The systems’ understanding uses a weighted score ranging between +1 and -1. A file ranked -1 will give your computer cholera, steal your money, cancel your gym membership, fire off a series of sexist emails to your boss, make your cat ill and turn the milk sour in the fridge. (+1 is, presumably, a healing missive from Jesus.)

Built off a staggering amount of data – the past 25 years of threat history – the algorithm is the endpoint of the analysis, rather than a live system.

While not true AI, it’s a novel approach to security and threat management.

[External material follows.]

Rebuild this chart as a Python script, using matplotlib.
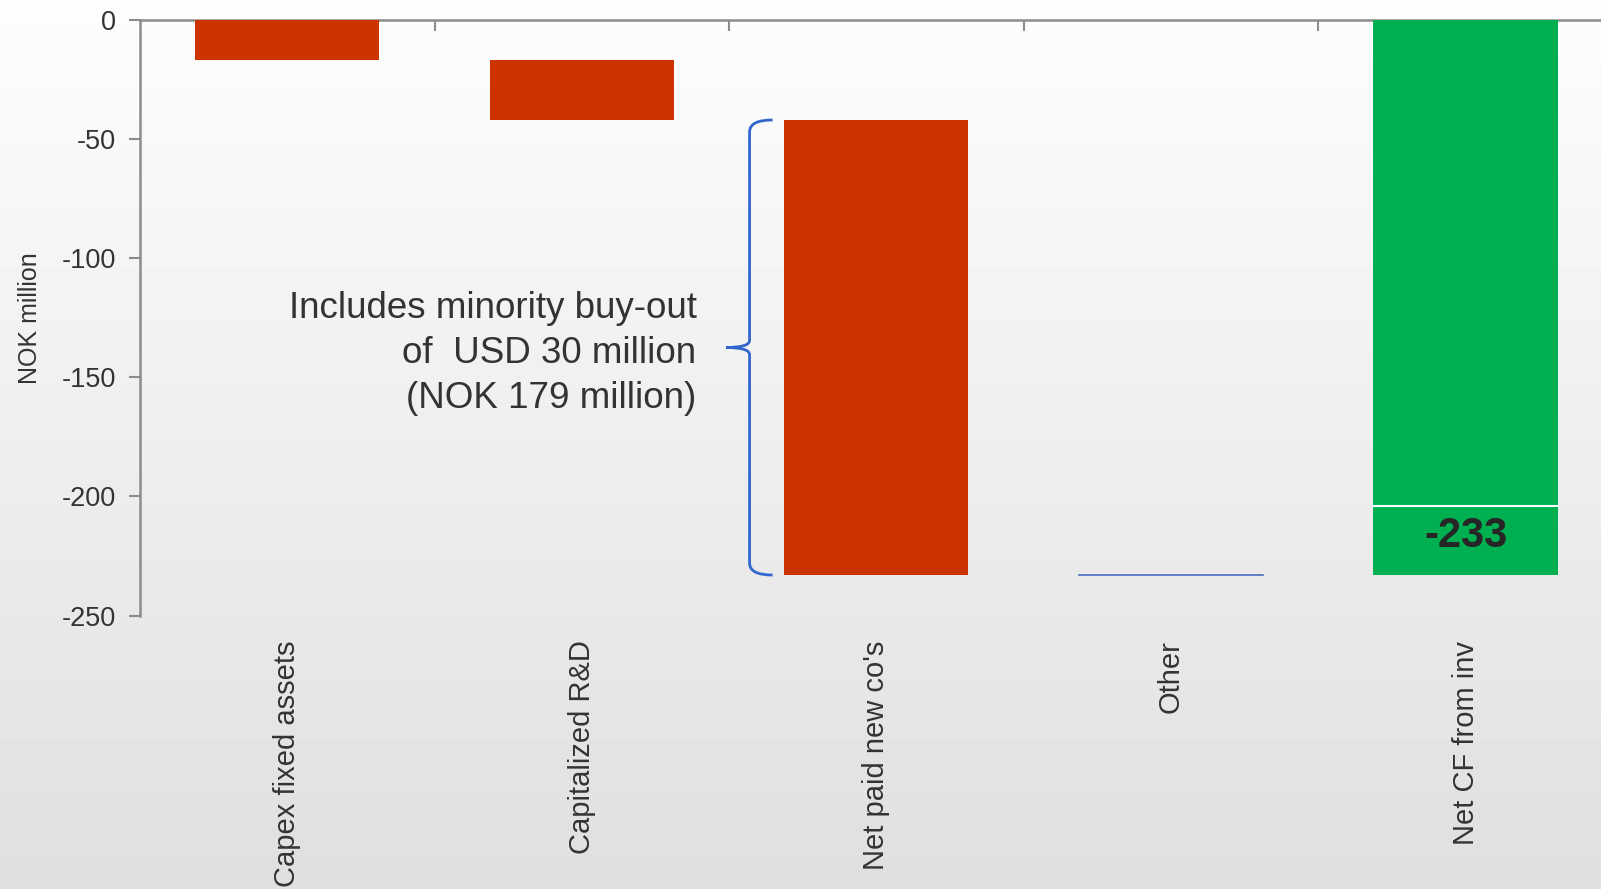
import numpy as np
import matplotlib
matplotlib.use("Agg")
import matplotlib.pyplot as plt
from matplotlib.path import Path
from matplotlib.patches import PathPatch

plt.rcParams['font.family'] = ['Liberation Sans', 'DejaVu Sans']
plt.rcParams['axes.unicode_minus'] = False

categories = ["Capex fixed assets", "Capitalized R&D", "Net paid new co's", "Other", "Net CF from inv"]
changes = [-17, -25, -191, 0]
total = -233
total_split = -204          # white separator inside the total bar
note = "Includes minority buy-out\nof  USD 30 million\n(NOK 179 million)"

red = "#CC3300"
green = "#00B050"
blue = "#3366CC"
axis_grey = "#8C8C8C"
text_col = "#333333"

fig = plt.figure(figsize=(16.01, 8.89), dpi=100)

# soft vertical gradient behind everything
bg = fig.add_axes([0, 0, 1, 1], zorder=-10)
grad = np.linspace(0.992, 0.875, 256).reshape(-1, 1)
bg.imshow(np.repeat(grad, 2, axis=1), cmap="gray", vmin=0, vmax=1, aspect="auto", extent=[0, 1, 0, 1])
bg.axis("off")

ax = fig.add_axes([0.0874, 0.3076, 0.92, 0.67])
ax.patch.set_alpha(0)

width = 0.625
x = np.arange(len(categories))
starts = np.concatenate([[0], np.cumsum(changes)[:-1]])

for i, (s, c) in enumerate(zip(starts, changes)):
    if c == 0:
        ax.plot([i - width / 2, i + width / 2], [s + c, s + c], color="#4A6FC0", lw=1.2, zorder=3)
    else:
        ax.bar(i, c, bottom=s, width=width, color=red, edgecolor="none", zorder=3)

# total bar in two pieces with a thin white line between them
ax.bar(x[-1], total_split, width=width, color=green, edgecolor="none", zorder=3)
ax.bar(x[-1], total - total_split, bottom=total_split, width=width, color=green, edgecolor="none", zorder=3)
ax.plot([x[-1] - width / 2, x[-1] + width / 2], [total_split, total_split], color="white", lw=1.5, zorder=4)
ax.text(x[-1], (total + total_split) / 2 + 2, f"{total}", ha="center", va="center",
        fontsize=30, fontweight="bold", color="#262626", zorder=5)

# curly brace next to the acquisitions bar
top = starts[2]
bot = starts[2] + changes[2]
mid = (top + bot) / 2
xe = 2 - width / 2 - 0.04
xs = xe - 0.078
xt = xs - 0.08
verts = [(xe, top), (xs, top), (xs, top - 5),
         (xs, mid + 3), (xs, mid), (xt, mid),
         (xs, mid), (xs, mid - 3),
         (xs, bot + 5), (xs, bot), (xe, bot)]
codes = [Path.MOVETO, Path.CURVE3, Path.CURVE3,
         Path.LINETO, Path.CURVE3, Path.CURVE3,
         Path.CURVE3, Path.CURVE3,
         Path.LINETO, Path.CURVE3, Path.CURVE3]
ax.add_patch(PathPatch(Path(verts, codes), facecolor="none", edgecolor=blue, lw=2, zorder=4))

ax.text(xt - 0.1, mid - 2.5, note, ha="right", va="center", fontsize=26.5, color=text_col,
        linespacing=1.36)

ax.set_xlim(-0.5, len(categories) - 0.5)
ax.set_ylim(-250, 0)
ax.set_yticks(np.arange(-250, 1, 50))
ax.tick_params(axis="y", direction="out", length=8, width=1.5, color=axis_grey,
               labelsize=19.5, labelcolor=text_col, pad=9)
ax.set_ylabel("NOK million", fontsize=18, color=text_col, labelpad=14)

# category axis sits at zero (top); labels stay at the bottom
ax.xaxis.set_ticks_position("top")
ax.set_xticks(x[:-1] + 0.5)
ax.set_xticklabels([])
ax.tick_params(axis="x", direction="in", length=8, width=1.5, color=axis_grey)
for i, name in enumerate(categories):
    ax.text(i, -260.5, name, rotation=90, ha="center", va="top", fontsize=21,
            color=text_col, transform=ax.transData, clip_on=False)

for side in ["right", "bottom"]:
    ax.spines[side].set_visible(False)
for side in ["left", "top"]:
    ax.spines[side].set_color(axis_grey)
    ax.spines[side].set_linewidth(1.8)

fig.savefig("out.png", dpi=100)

It doesn’t need to be online to update itself every other day (updates come every 6 months), which means it’s ideal for machines that don’t need to, can’t, or shouldn’t be net live 24/7.

The algo itself is protected, but that’s neither here nor there:  ‘there really isn’t anything to be found from reversing our process.  Basically we map patterns of badness, so the only way to avoid this is to stop being bad.’ – Greg Singh.

I went for the demo but stayed for the movie, and despite what you’ve heard (Spoilers: Batman kicks Superman’s ass) the movie was better than expected. And Cylance did things I can’t argue with.

I’m not technically equipped to tell you why. But I brought my nephew because the AI model is the one he’ll be using when he graduates. He loved it. I thought it was cool, and cannot wait to see the next iteration of this kind of approach.

Disclosure: They gave us nachos, butter chicken and, on the way out, a Batman Bobblehead. I took a Superman for my other nephew who didn’t get to go.